As NBC must come to admit today, what looks good on 50 percent linen résumé paper can turn out to be kinda crappy in real life. Ben Silverman, the network's co-chair for entertainment, has scooted out the door after two years and uncountable missteps. Here is a look back at the highlights of his gallingly impressive flameout.
HIGH: The 38-year-old son of a composer first rose to his cushy position on the shoulders of Reveille, his production studio that specialized in translating European programming into American hits. Reveille was responsible for bringing U.S. versions of The Office and The Biggest Loser to NBC; the shows remain two of the network's biggest hits.

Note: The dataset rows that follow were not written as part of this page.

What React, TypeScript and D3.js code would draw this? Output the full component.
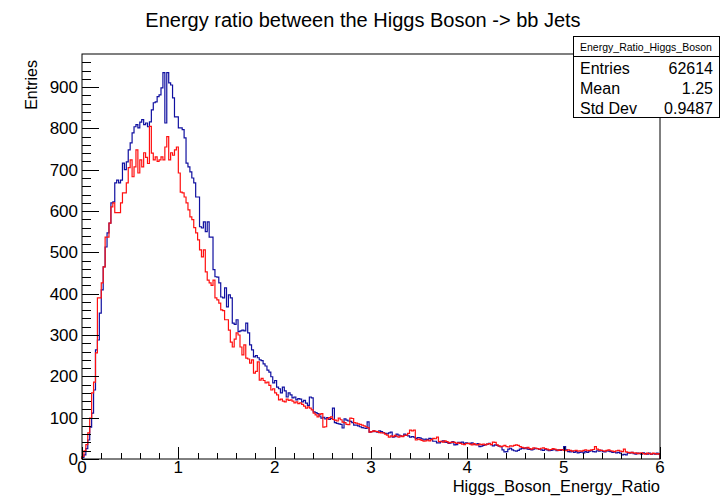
import React, { useEffect, useRef } from 'react';
import * as d3 from 'd3';

// histogram: 300 bins on [0, 6], bin width 0.02
const binWidth = 0.02;
const xDomain = [0, 6];
const yMax = 980;

const blueCounts = [
  4, 10, 25, 46, 77, 111, 167, 264, 288, 353,
  409, 465, 513, 547, 571, 620, 622, 668, 675, 668,
  675, 716, 700, 719, 748, 765, 789, 804, 809, 801,
  815, 821, 809, 813, 804, 816, 845, 862, 864, 877,
  881, 898, 935, 813, 935, 910, 905, 874, 828, 828,
  801, 801, 797, 777, 716, 707, 695, 680, 668, 634,
  634, 562, 559, 574, 550, 574, 537, 537, 458, 441,
  440, 426, 392, 390, 414, 368, 397, 390, 329, 326,
  337, 308, 310, 312, 310, 329, 305, 276, 264, 247,
  250, 245, 240, 238, 230, 225, 215, 210, 199, 184,
  190, 174, 170, 160, 174, 165, 150, 160, 155, 148,
  150, 143, 146, 145, 138, 142, 135, 130, 150, 148,
  114, 112, 110, 104, 99, 101, 97, 100, 96, 98,
  123, 88, 86, 85, 84, 75, 97, 94, 92, 91,
  88, 82, 82, 80, 78, 76, 75, 74, 90, 65,
  66, 68, 66, 65, 68, 66, 64, 62, 61, 63,
  65, 53, 54, 60, 58, 56, 55, 60, 57, 56,
  53, 54, 53, 50, 52, 51, 49, 46, 48, 47,
  50, 49, 43, 43, 39, 39, 42, 44, 41, 40,
  38, 39, 42, 34, 35, 40, 40, 41, 38, 39,
  38, 38, 39, 36, 35, 37, 30, 31, 33, 35,
  36, 38, 35, 32, 34, 33, 31, 30, 22, 17,
  18, 24, 26, 22, 20, 19, 21, 24, 26, 25,
  27, 24, 23, 22, 24, 26, 25, 23, 22, 21,
  24, 22, 20, 21, 22, 23, 20, 22, 21, 23,
  30, 22, 18, 17, 19, 16, 18, 15, 16, 17,
  15, 18, 16, 19, 20, 18, 17, 20, 19, 21,
  18, 17, 20, 19, 18, 16, 17, 15, 16, 14,
  10, 11, 10, 15, 14, 16, 13, 12, 14, 13,
  12, 15, 13, 12, 14, 11, 13, 12, 14, 12
];

const redCounts = [
  6, 20, 35, 63, 99, 160, 186, 257, 390, 390,
  426, 465, 537, 537, 571, 610, 620, 596, 596, 596,
  620, 644, 644, 668, 705, 724, 683, 707, 748, 692,
  724, 707, 741, 730, 715, 805, 740, 724, 731, 720,
  724, 731, 724, 755, 780, 724, 741, 735, 748, 755,
  692, 646, 644, 634, 620, 603, 586, 579, 560, 547,
  530, 506, 489, 506, 453, 433, 426, 420, 433, 390,
  385, 377, 361, 359, 337, 337, 312, 283, 271, 290,
  305, 300, 271, 252, 276, 244, 242, 232, 240, 208,
  212, 235, 191, 195, 190, 184, 186, 178, 167, 170,
  160, 155, 143, 145, 140, 138, 145, 142, 143, 140,
  136, 138, 134, 136, 132, 128, 123, 126, 123, 119,
  111, 107, 102, 108, 110, 77, 78, 97, 100, 102,
  96, 94, 92, 99, 95, 89, 88, 84, 83, 99,
  98, 88, 87, 85, 84, 82, 80, 78, 76, 65,
  66, 68, 67, 66, 64, 63, 63, 60, 58, 53,
  56, 54, 57, 55, 53, 56, 54, 57, 58, 62,
  70, 68, 70, 46, 48, 47, 45, 43, 44, 46,
  44, 47, 50, 49, 53, 42, 43, 41, 44, 42,
  39, 40, 41, 40, 38, 39, 38, 36, 35, 37,
  38, 36, 34, 37, 35, 34, 36, 35, 36, 34,
  36, 37, 35, 41, 40, 34, 32, 30, 31, 33,
  30, 29, 32, 31, 33, 34, 33, 30, 28, 27,
  26, 28, 25, 24, 27, 26, 25, 24, 26, 27,
  25, 24, 22, 23, 25, 24, 22, 21, 23, 22,
  21, 20, 22, 21, 19, 20, 21, 19, 20, 19,
  21, 22, 20, 21, 22, 23, 30, 24, 22, 21,
  20, 19, 21, 22, 20, 19, 18, 20, 21, 19,
  18, 24, 17, 16, 15, 16, 14, 15, 13, 14,
  15, 13, 12, 14, 13, 12, 14, 13, 12, 13
];

const title = 'Energy ratio between the Higgs Boson -> bb Jets';
const xTitle = 'Higgs_Boson_Energy_Ratio';
const yTitle = 'Entries';
const statsName = 'Energy_Ratio_Higgs_Boson';
const statsRows = [
  ['Entries', '62614'],
  ['Mean', '1.25'],
  ['Std Dev', '0.9487']
];

const FONT = '"Liberation Sans", Arial, Helvetica, sans-serif';

const App = () => {
  const ref = useRef(null);

  useEffect(() => {
    const svg = d3.select(ref.current);
    svg.selectAll('*').remove();

    const frame = { left: 82, right: 660, top: 54, bottom: 459 };
    const x = d3.scaleLinear().domain(xDomain).range([frame.left, frame.right]);
    const y = d3.scaleLinear().domain([0, yMax]).range([frame.bottom, frame.top]);

    svg.append('rect').attr('width', 726).attr('height', 496).attr('fill', '#fff');

    // title
    svg.append('text')
      .attr('x', 363).attr('y', 27)
      .attr('text-anchor', 'middle')
      .attr('font-size', 20)
      .attr('font-family', FONT)
      .text(title);

    // histograms as steps
    const stepPoints = (counts) => {
      const pts = [[0, 0]];
      counts.forEach((c, i) => {
        pts.push([i * binWidth, c]);
        pts.push([(i + 1) * binWidth, c]);
      });
      pts.push([counts.length * binWidth, 0]);
      return pts;
    };
    const line = d3.line().x(d => x(d[0])).y(d => y(d[1]));

    const plot = svg.append('g');
    plot.append('path')
      .attr('d', line(stepPoints(blueCounts)))
      .attr('fill', 'none')
      .attr('stroke', '#1010a0')
      .attr('stroke-width', 1.2);
    plot.append('path')
      .attr('d', line(stepPoints(redCounts)))
      .attr('fill', 'none')
      .attr('stroke', '#ff1010')
      .attr('stroke-width', 1.2);

    // frame
    svg.append('rect')
      .attr('x', frame.left).attr('y', frame.top)
      .attr('width', frame.right - frame.left)
      .attr('height', frame.bottom - frame.top)
      .attr('fill', 'none')
      .attr('stroke', '#000')
      .attr('stroke-width', 1);

    // y axis ticks (inside the frame)
    const yMinor = d3.range(0, yMax, 20);
    svg.append('g').selectAll('line')
      .data(yMinor)
      .enter().append('line')
      .attr('x1', frame.left)
      .attr('x2', d => frame.left + (d % 100 === 0 ? 17 : 9))
      .attr('y1', d => Math.round(y(d)) + 0.5)
      .attr('y2', d => Math.round(y(d)) + 0.5)
      .attr('stroke', '#000');

    svg.append('g').selectAll('text')
      .data(y.ticks(10).filter(d => d <= 900))
      .enter().append('text')
      .attr('x', 78)
      .attr('y', d => y(d) + 6)
      .attr('text-anchor', 'end')
      .attr('font-size', 17)
      .attr('font-family', FONT)
      .text(d => d);

    // x axis ticks
    const xMinor = d3.range(0, 6.001, 0.2);
    svg.append('g').selectAll('line')
      .data(xMinor)
      .enter().append('line')
      .attr('x1', d => Math.round(x(d)) + 0.5)
      .attr('x2', d => Math.round(x(d)) + 0.5)
      .attr('y1', frame.bottom)
      .attr('y2', d => frame.bottom - (Math.abs(d - Math.round(d)) < 1e-6 ? 12 : 6))
      .attr('stroke', '#000');

    svg.append('g').selectAll('text')
      .data(x.ticks(6))
      .enter().append('text')
      .attr('x', d => x(d))
      .attr('y', 473)
      .attr('text-anchor', 'middle')
      .attr('font-size', 17)
      .attr('font-family', FONT)
      .text(d => d);

    // axis titles
    svg.append('text')
      .attr('x', frame.right).attr('y', 492)
      .attr('text-anchor', 'end')
      .attr('font-size', 16.5)
      .attr('font-family', FONT)
      .text(xTitle);

    svg.append('text')
      .attr('transform', `translate(37, ${frame.top + 6}) rotate(-90)`)
      .attr('text-anchor', 'end')
      .attr('font-size', 16)
      .attr('font-family', FONT)
      .text(yTitle);

    // stats box
    const box = svg.append('g').attr('transform', 'translate(573, 36)');
    box.append('rect')
      .attr('x', 0.5).attr('y', 0.5)
      .attr('width', 146).attr('height', 81)
      .attr('fill', '#fff')
      .attr('stroke', '#000');
    box.append('line')
      .attr('x1', 0.5).attr('x2', 146.5)
      .attr('y1', 20.5).attr('y2', 20.5)
      .attr('stroke', '#000');
    box.append('text')
      .attr('x', 73).attr('y', 15)
      .attr('text-anchor', 'middle')
      .attr('font-size', 10.5)
      .attr('font-family', FONT)
      .text(statsName);
    statsRows.forEach((r, i) => {
      box.append('text')
        .attr('x', 7).attr('y', 38 + i * 20)
        .attr('font-size', 16)
        .attr('font-family', FONT)
        .text(r[0]);
      box.append('text')
        .attr('x', 140).attr('y', 38 + i * 20)
        .attr('text-anchor', 'end')
        .attr('font-size', 16)
        .attr('font-family', FONT)
        .text(r[1]);
    });
  }, []);

  return (
    <svg
      ref={ref}
      width={726}
      height={496}
      style={{ position: 'absolute', left: 0, top: 0, display: 'block' }}
    />
  );
};

export default App;
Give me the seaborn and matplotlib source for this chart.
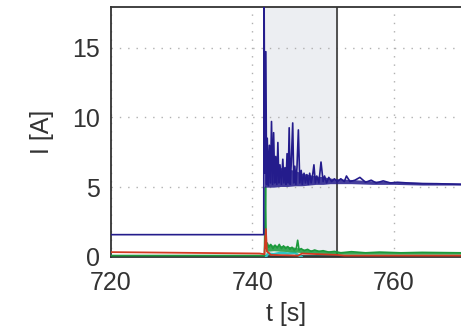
import matplotlib
matplotlib.use("Agg")
import matplotlib.pyplot as plt
import seaborn as sns

# ---- data ----
blue_t = [720, 741.6, 741.65, 741.75, 741.9, 742.0, 742.1, 742.25, 742.4, 742.55, 742.7, 742.85,
          743.0, 743.15, 743.3, 743.45, 743.6, 743.75, 743.9, 744.1, 744.3, 744.45, 744.6, 744.75,
          744.9, 745.05, 745.2, 745.35, 745.5, 745.7, 745.85, 746.0, 746.15, 746.3, 746.5, 746.7,
          746.9, 747.05, 747.3, 747.5, 747.7, 747.9, 748.1, 748.3, 748.5, 748.7, 748.9, 749.1,
          749.4, 749.7, 750.0, 750.2, 750.5, 750.8, 751.2, 751.6, 752.0, 752.5, 753.0, 753.3,
          753.8, 754.5, 755.2, 756.0, 756.8, 757.5, 758.5, 759.5, 760.5, 762.0, 764.0, 766.0, 769.5]
blue_i = [1.6, 1.6, 19.0, 6.0, 14.7, 5.2, 8.5, 5.1, 8.0, 5.3, 9.7, 5.2,
          8.9, 5.3, 7.2, 5.2, 8.2, 5.3, 6.6, 5.2, 7.0, 5.3, 6.4, 5.2,
          7.4, 5.3, 9.25, 5.2, 6.8, 9.6, 5.3, 6.5, 5.2, 6.4, 9.1, 5.3,
          6.2, 5.2, 6.0, 5.3, 5.9, 5.2, 6.0, 5.3, 5.8, 6.6, 5.3, 5.8,
          5.3, 6.8, 5.4, 5.8, 5.3, 5.7, 5.4, 5.6, 5.4, 5.6, 5.4, 5.8,
          5.4, 5.5, 5.7, 5.35, 5.5, 5.3, 5.45, 5.3, 5.35, 5.3, 5.25, 5.25, 5.2]

# dense noise envelope of the blue current
band_t = [741.7, 742.0, 743.0, 744.0, 745.0, 746.0, 747.0, 748.0, 749.0, 750.0, 751.0, 752.0,
          754.0, 757.0, 760.0, 764.0, 769.5]
band_lo = [5.0, 5.0, 5.0, 5.05, 5.05, 5.1, 5.1, 5.15, 5.2, 5.2, 5.25, 5.25,
           5.25, 5.2, 5.2, 5.15, 5.15]
band_hi = [7.5, 6.8, 6.5, 6.4, 6.3, 6.2, 6.0, 5.9, 5.8, 5.75, 5.65, 5.6,
           5.55, 5.45, 5.4, 5.35, 5.3]

green_t = [720, 741.7, 741.85, 741.95, 742.1, 742.3, 742.6, 742.9, 743.2, 743.5, 743.8, 744.1,
           744.4, 744.7, 745.0, 745.3, 745.6, 745.9, 746.2, 746.4, 746.6, 746.9, 747.3, 747.8,
           748.3, 748.8, 749.4, 750.0, 750.8, 751.6, 752.5, 754.0, 756.0, 758.0, 761.0, 764.0, 769.5]
green_i = [0.1, 0.1, 5.0, 0.6, 1.0, 0.7, 0.9, 0.6, 0.85, 0.65, 0.9, 0.6,
           0.8, 0.6, 0.75, 0.55, 0.7, 0.5, 0.6, 1.2, 0.5, 0.6, 0.45, 0.55,
           0.4, 0.5, 0.4, 0.45, 0.35, 0.4, 0.3, 0.38, 0.3, 0.35, 0.3, 0.33, 0.3]

gband_t = [741.9, 743.0, 744.5, 746.0, 747.5, 749.0, 750.5, 752.0, 756.0, 762.0, 769.5]
gband_lo = [0.4, 0.45, 0.4, 0.35, 0.3, 0.25, 0.2, 0.2, 0.2, 0.2, 0.2]
gband_hi = [0.95, 0.85, 0.8, 0.7, 0.55, 0.5, 0.45, 0.4, 0.38, 0.35, 0.33]

red_t = [720, 741.0, 741.7, 741.9, 742.05, 742.3, 742.6, 746.5, 747.0, 752.0, 753.0, 769.5]
red_i = [0.35, 0.25, 0.2, 2.0, 0.4, 0.3, 0.15, 0.1, 0.25, 0.15, 0.1, 0.1]

cyan_t = [741.9, 742.2, 743.0, 744.0, 745.0, 746.0, 746.6, 747.0]
cyan_i = [0.0, 0.25, 0.2, 0.3, 0.25, 0.3, 0.1, 0.0]

base_t = [720, 769.5]
base_i = [0.0, 0.0]

shade_start, shade_end = 741.7, 752.0
x_ticks = [720, 740, 760]
y_ticks = [0, 5, 10, 15]

# ---- plotting ----
sns.set_style("white")
plt.rcParams['font.family'] = ['Liberation Sans', 'DejaVu Sans']

fig = plt.figure(figsize=(4.61, 3.3), dpi=100)
ax = fig.add_axes([111/461, 73/330, 350/461, 250/330])

BLUE = '#241c8c'
GREEN = '#1c9a3c'

ax.axvspan(shade_start, shade_end, color='#eceef2', zorder=0)
ax.axvline(shade_end, color='#444444', lw=1.3, zorder=1)

sns.lineplot(x=base_t, y=base_i, ax=ax, color='#2d5a55', lw=3, zorder=2, estimator=None, sort=False)
sns.lineplot(x=cyan_t, y=cyan_i, ax=ax, color='#2fc4c4', lw=1.8, zorder=3, estimator=None, sort=False)
ax.fill_between(gband_t, gband_lo, gband_hi, color=GREEN, alpha=0.85, lw=0, zorder=4)
sns.lineplot(x=green_t, y=green_i, ax=ax, color=GREEN, lw=1.2, zorder=4, estimator=None, sort=False)
sns.lineplot(x=red_t, y=red_i, ax=ax, color='#d23a22', lw=1.3, zorder=4.5, estimator=None, sort=False)
ax.fill_between(band_t, band_lo, band_hi, color=BLUE, alpha=0.85, lw=0, zorder=5)
sns.lineplot(x=blue_t, y=blue_i, ax=ax, color=BLUE, lw=1.2, zorder=5, estimator=None, sort=False)

ax.set_xlim(720, 769.5)
ax.set_ylim(0, 17.9)
ax.set_xticks(x_ticks)
ax.set_yticks(y_ticks)
ax.grid(True, color='#b0b0b0', linestyle=(0, (1, 5)), lw=1)
ax.tick_params(direction='in', length=3, labelsize=18, colors='#333333')
ax.tick_params(axis='x', pad=10)
ax.tick_params(axis='y', pad=8)
for s in ['left', 'top', 'bottom']:
    ax.spines[s].set_color('#333333')
    ax.spines[s].set_linewidth(1.3)
ax.spines['right'].set_visible(False)
ax.set_xlabel('t [s]', fontsize=18, color='#333333', labelpad=5)
ax.set_ylabel('I [A]', fontsize=18, color='#333333', labelpad=13)

fig.savefig('out.png', dpi=100)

SORT OF HIGH: Sells Reveille to Elizabeth Murdoch for an estimated $200 million, of which he takes a massive $125 million cut. It comes, however, at a reputational cost: He was blasted for perhaps inappropriately muddling his personal business interests with those of NBC.
ON THE BUBBLE: Helps keep Jay Leno via the deal that switched the comedian to a 10 p.m. spot. First seen as savvy, but prior to its launch, no one can predict how successful it will be; to date, NBC's other late-night maneuvering (Conan, Fallon) has fared poorly.
LOW: Celebrates 24 Emmy nominations for Reveille shows in 2007 with a huge house party in Hollywood Hills, replete with bikini babes dancing on pool rafts and a rented, caged white tiger. Of the party, Silverman defended himself like a true gentleman: "You looked around and saw so many beautiful women. But then you looked closer and it's like, Hey, that's Molly Sims. See what I mean? Just a totally sick party."
LOWER: To Esquire, in a so-bad-it's-bad profile of him sporting a "white V-neck" and a mangy sorta-beard, he reeled off intelligent gems about the competition. "The industry hasn't seen an executive like me in a long time. Traditionally, development executives rise through a specific subsection of the TV business
EVEN LOWER: Silverman's key asset—his eye for creative, interesting television and talent—failed to pan out in a big way for the network. An adaption of Australia's Kath and Kim, a reboot of American Gladiator, the Ford-hawking Knight Rider, the religious-subtext-filled drama Kings, the flagging Friday Night Lights—barely any of the Silverman-shepherded projects at NBC took off, and several lasted only a season. Certainly there were no watershed West Wing moments. And it's almost sitcom-laughtrack-funny that Silverman's departure comes now—the month that Friends, NBC's last major, zeitgeist-y comedy, turned 15. That's a lot of candles.
THE LOWEST OF THE LOW: Gotta be this video, linked here and above. Posted online in mid-May to Nikki Finke's Deadline Hollywood blog, the video clip of Silverman singing idiotically in an Aspen, Colo., bathroom was the ultimate embarrassment for NBC. It's already amazing that a nearly 40-year-old man can so consistently tagged as a "young wunderkind" by the industry trades. But with this clip, Silverman cemented for all eternity his reputation as a 19-year-old frat boy.